** Start of DATASET SECTION **

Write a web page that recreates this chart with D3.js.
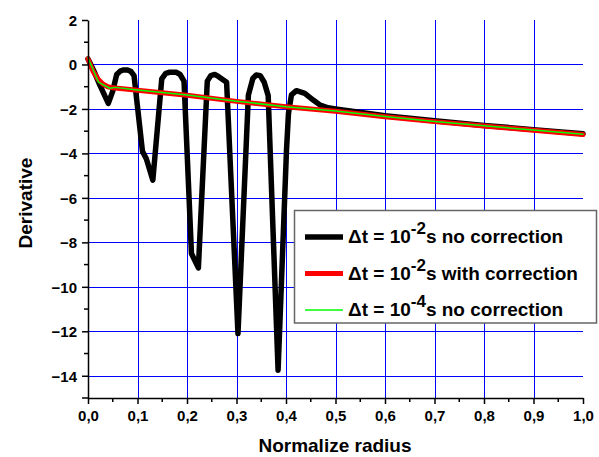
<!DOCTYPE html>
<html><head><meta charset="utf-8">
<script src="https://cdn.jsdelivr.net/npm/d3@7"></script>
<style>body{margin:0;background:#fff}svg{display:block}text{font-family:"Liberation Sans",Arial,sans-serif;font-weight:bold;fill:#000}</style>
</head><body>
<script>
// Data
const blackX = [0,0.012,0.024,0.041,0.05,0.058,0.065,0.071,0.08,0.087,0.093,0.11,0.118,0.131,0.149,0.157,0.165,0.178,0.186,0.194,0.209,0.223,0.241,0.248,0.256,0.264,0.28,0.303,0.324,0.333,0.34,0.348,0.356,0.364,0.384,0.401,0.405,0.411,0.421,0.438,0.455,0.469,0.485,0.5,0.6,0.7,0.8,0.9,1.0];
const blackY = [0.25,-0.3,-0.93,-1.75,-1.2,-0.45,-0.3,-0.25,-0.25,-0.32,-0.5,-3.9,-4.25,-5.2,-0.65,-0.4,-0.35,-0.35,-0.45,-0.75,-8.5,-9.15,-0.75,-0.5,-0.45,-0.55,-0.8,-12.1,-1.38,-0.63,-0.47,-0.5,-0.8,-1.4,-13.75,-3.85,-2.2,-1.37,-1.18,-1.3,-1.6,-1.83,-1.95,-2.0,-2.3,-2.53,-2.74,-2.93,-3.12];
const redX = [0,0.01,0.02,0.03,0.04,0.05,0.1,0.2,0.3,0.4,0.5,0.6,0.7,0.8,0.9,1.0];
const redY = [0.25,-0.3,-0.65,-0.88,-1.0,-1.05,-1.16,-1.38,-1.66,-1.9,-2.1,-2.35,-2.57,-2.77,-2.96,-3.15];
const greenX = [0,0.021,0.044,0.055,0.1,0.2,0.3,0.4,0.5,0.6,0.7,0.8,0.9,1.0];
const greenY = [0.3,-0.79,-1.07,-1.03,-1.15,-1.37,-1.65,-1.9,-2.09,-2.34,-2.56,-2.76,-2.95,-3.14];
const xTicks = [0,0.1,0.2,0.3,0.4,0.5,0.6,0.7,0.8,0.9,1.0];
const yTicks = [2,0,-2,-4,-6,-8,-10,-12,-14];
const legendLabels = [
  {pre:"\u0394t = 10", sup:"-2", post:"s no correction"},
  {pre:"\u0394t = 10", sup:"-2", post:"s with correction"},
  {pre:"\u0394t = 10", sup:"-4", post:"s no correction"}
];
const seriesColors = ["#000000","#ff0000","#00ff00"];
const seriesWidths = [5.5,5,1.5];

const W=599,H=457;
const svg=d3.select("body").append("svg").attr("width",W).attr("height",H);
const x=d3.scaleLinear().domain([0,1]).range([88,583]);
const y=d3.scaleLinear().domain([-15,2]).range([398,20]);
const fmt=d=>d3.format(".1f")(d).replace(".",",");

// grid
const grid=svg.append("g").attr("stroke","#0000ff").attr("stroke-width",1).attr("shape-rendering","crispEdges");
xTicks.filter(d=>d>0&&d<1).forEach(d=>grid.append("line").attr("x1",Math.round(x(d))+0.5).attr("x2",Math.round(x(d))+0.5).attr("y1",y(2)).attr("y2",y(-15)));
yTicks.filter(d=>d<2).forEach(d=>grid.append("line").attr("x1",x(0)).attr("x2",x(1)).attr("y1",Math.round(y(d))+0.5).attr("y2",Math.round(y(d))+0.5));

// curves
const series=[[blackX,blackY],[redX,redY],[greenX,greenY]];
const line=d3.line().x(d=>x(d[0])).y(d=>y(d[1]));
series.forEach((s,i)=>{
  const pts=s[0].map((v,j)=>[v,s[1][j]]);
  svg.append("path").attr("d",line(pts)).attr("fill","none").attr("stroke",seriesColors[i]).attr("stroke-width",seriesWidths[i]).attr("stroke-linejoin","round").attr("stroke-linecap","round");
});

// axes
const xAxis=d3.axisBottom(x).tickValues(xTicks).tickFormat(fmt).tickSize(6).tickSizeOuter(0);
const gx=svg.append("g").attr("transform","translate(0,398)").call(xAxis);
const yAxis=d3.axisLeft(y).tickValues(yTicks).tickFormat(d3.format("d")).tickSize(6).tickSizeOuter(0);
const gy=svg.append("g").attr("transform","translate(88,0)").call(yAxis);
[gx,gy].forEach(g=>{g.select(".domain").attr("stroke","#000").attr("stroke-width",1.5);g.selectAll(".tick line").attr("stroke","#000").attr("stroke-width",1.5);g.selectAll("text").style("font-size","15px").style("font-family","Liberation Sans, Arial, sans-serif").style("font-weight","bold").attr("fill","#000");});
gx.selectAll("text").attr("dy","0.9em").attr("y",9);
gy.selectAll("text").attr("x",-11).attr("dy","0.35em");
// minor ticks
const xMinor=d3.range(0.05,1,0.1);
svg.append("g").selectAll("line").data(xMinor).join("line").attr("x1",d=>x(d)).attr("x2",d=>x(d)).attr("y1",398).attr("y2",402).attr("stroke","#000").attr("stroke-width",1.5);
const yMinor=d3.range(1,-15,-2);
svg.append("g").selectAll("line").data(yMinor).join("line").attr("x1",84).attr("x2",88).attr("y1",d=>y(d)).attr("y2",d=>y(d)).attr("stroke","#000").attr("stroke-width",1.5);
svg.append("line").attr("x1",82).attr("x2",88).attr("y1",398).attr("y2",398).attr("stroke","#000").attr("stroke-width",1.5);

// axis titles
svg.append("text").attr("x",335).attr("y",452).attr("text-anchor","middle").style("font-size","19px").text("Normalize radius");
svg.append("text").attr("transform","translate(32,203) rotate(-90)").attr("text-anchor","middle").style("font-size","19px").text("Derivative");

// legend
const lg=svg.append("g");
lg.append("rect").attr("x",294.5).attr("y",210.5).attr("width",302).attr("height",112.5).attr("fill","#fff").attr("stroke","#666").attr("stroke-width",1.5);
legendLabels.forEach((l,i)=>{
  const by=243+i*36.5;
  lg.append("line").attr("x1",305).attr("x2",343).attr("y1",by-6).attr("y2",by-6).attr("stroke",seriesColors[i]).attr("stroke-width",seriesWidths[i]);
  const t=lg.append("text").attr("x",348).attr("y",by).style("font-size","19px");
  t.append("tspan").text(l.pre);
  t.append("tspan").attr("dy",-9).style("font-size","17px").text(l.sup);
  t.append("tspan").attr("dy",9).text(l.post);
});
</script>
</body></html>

** End of DATASET SECTION **

• _OBJECTIVE_
Set down all the data again exactly as above, pictures excluded.

• _EXERCISE RESPONSE_
Write a web page that recreates this chart with D3.js.
<!DOCTYPE html>
<html><head><meta charset="utf-8">
<script src="https://cdn.jsdelivr.net/npm/d3@7"></script>
<style>body{margin:0;background:#fff}svg{display:block}text{font-family:"Liberation Sans",Arial,sans-serif;font-weight:bold;fill:#000}</style>
</head><body>
<script>
// Data
const blackX = [0,0.012,0.024,0.041,0.05,0.058,0.065,0.071,0.08,0.087,0.093,0.11,0.118,0.131,0.149,0.157,0.165,0.178,0.186,0.194,0.209,0.223,0.241,0.248,0.256,0.264,0.28,0.303,0.324,0.333,0.34,0.348,0.356,0.364,0.384,0.401,0.405,0.411,0.421,0.438,0.455,0.469,0.485,0.5,0.6,0.7,0.8,0.9,1.0];
const blackY = [0.25,-0.3,-0.93,-1.75,-1.2,-0.45,-0.3,-0.25,-0.25,-0.32,-0.5,-3.9,-4.25,-5.2,-0.65,-0.4,-0.35,-0.35,-0.45,-0.75,-8.5,-9.15,-0.75,-0.5,-0.45,-0.55,-0.8,-12.1,-1.38,-0.63,-0.47,-0.5,-0.8,-1.4,-13.75,-3.85,-2.2,-1.37,-1.18,-1.3,-1.6,-1.83,-1.95,-2.0,-2.3,-2.53,-2.74,-2.93,-3.12];
const redX = [0,0.01,0.02,0.03,0.04,0.05,0.1,0.2,0.3,0.4,0.5,0.6,0.7,0.8,0.9,1.0];
const redY = [0.25,-0.3,-0.65,-0.88,-1.0,-1.05,-1.16,-1.38,-1.66,-1.9,-2.1,-2.35,-2.57,-2.77,-2.96,-3.15];
const greenX = [0,0.021,0.044,0.055,0.1,0.2,0.3,0.4,0.5,0.6,0.7,0.8,0.9,1.0];
const greenY = [0.3,-0.79,-1.07,-1.03,-1.15,-1.37,-1.65,-1.9,-2.09,-2.34,-2.56,-2.76,-2.95,-3.14];
const xTicks = [0,0.1,0.2,0.3,0.4,0.5,0.6,0.7,0.8,0.9,1.0];
const yTicks = [2,0,-2,-4,-6,-8,-10,-12,-14];
const legendLabels = [
  {pre:"\u0394t = 10", sup:"-2", post:"s no correction"},
  {pre:"\u0394t = 10", sup:"-2", post:"s with correction"},
  {pre:"\u0394t = 10", sup:"-4", post:"s no correction"}
];
const seriesColors = ["#000000","#ff0000","#00ff00"];
const seriesWidths = [5.5,5,1.5];

const W=599,H=457;
const svg=d3.select("body").append("svg").attr("width",W).attr("height",H);
const x=d3.scaleLinear().domain([0,1]).range([88,583]);
const y=d3.scaleLinear().domain([-15,2]).range([398,20]);
const fmt=d=>d3.format(".1f")(d).replace(".",",");

// grid
const grid=svg.append("g").attr("stroke","#0000ff").attr("stroke-width",1).attr("shape-rendering","crispEdges");
xTicks.filter(d=>d>0&&d<1).forEach(d=>grid.append("line").attr("x1",Math.round(x(d))+0.5).attr("x2",Math.round(x(d))+0.5).attr("y1",y(2)).attr("y2",y(-15)));
yTicks.filter(d=>d<2).forEach(d=>grid.append("line").attr("x1",x(0)).attr("x2",x(1)).attr("y1",Math.round(y(d))+0.5).attr("y2",Math.round(y(d))+0.5));

// curves
const series=[[blackX,blackY],[redX,redY],[greenX,greenY]];
const line=d3.line().x(d=>x(d[0])).y(d=>y(d[1]));
series.forEach((s,i)=>{
  const pts=s[0].map((v,j)=>[v,s[1][j]]);
  svg.append("path").attr("d",line(pts)).attr("fill","none").attr("stroke",seriesColors[i]).attr("stroke-width",seriesWidths[i]).attr("stroke-linejoin","round").attr("stroke-linecap","round");
});

// axes
const xAxis=d3.axisBottom(x).tickValues(xTicks).tickFormat(fmt).tickSize(6).tickSizeOuter(0);
const gx=svg.append("g").attr("transform","translate(0,398)").call(xAxis);
const yAxis=d3.axisLeft(y).tickValues(yTicks).tickFormat(d3.format("d")).tickSize(6).tickSizeOuter(0);
const gy=svg.append("g").attr("transform","translate(88,0)").call(yAxis);
[gx,gy].forEach(g=>{g.select(".domain").attr("stroke","#000").attr("stroke-width",1.5);g.selectAll(".tick line").attr("stroke","#000").attr("stroke-width",1.5);g.selectAll("text").style("font-size","15px").style("font-family","Liberation Sans, Arial, sans-serif").style("font-weight","bold").attr("fill","#000");});
gx.selectAll("text").attr("dy","0.9em").attr("y",9);
gy.selectAll("text").attr("x",-11).attr("dy","0.35em");
// minor ticks
const xMinor=d3.range(0.05,1,0.1);
svg.append("g").selectAll("line").data(xMinor).join("line").attr("x1",d=>x(d)).attr("x2",d=>x(d)).attr("y1",398).attr("y2",402).attr("stroke","#000").attr("stroke-width",1.5);
const yMinor=d3.range(1,-15,-2);
svg.append("g").selectAll("line").data(yMinor).join("line").attr("x1",84).attr("x2",88).attr("y1",d=>y(d)).attr("y2",d=>y(d)).attr("stroke","#000").attr("stroke-width",1.5);
svg.append("line").attr("x1",82).attr("x2",88).attr("y1",398).attr("y2",398).attr("stroke","#000").attr("stroke-width",1.5);

// axis titles
svg.append("text").attr("x",335).attr("y",452).attr("text-anchor","middle").style("font-size","19px").text("Normalize radius");
svg.append("text").attr("transform","translate(32,203) rotate(-90)").attr("text-anchor","middle").style("font-size","19px").text("Derivative");

// legend
const lg=svg.append("g");
lg.append("rect").attr("x",294.5).attr("y",210.5).attr("width",302).attr("height",112.5).attr("fill","#fff").attr("stroke","#666").attr("stroke-width",1.5);
legendLabels.forEach((l,i)=>{
  const by=243+i*36.5;
  lg.append("line").attr("x1",305).attr("x2",343).attr("y1",by-6).attr("y2",by-6).attr("stroke",seriesColors[i]).attr("stroke-width",seriesWidths[i]);
  const t=lg.append("text").attr("x",348).attr("y",by).style("font-size","19px");
  t.append("tspan").text(l.pre);
  t.append("tspan").attr("dy",-9).style("font-size","17px").text(l.sup);
  t.append("tspan").attr("dy",9).text(l.post);
});
</script>
</body></html>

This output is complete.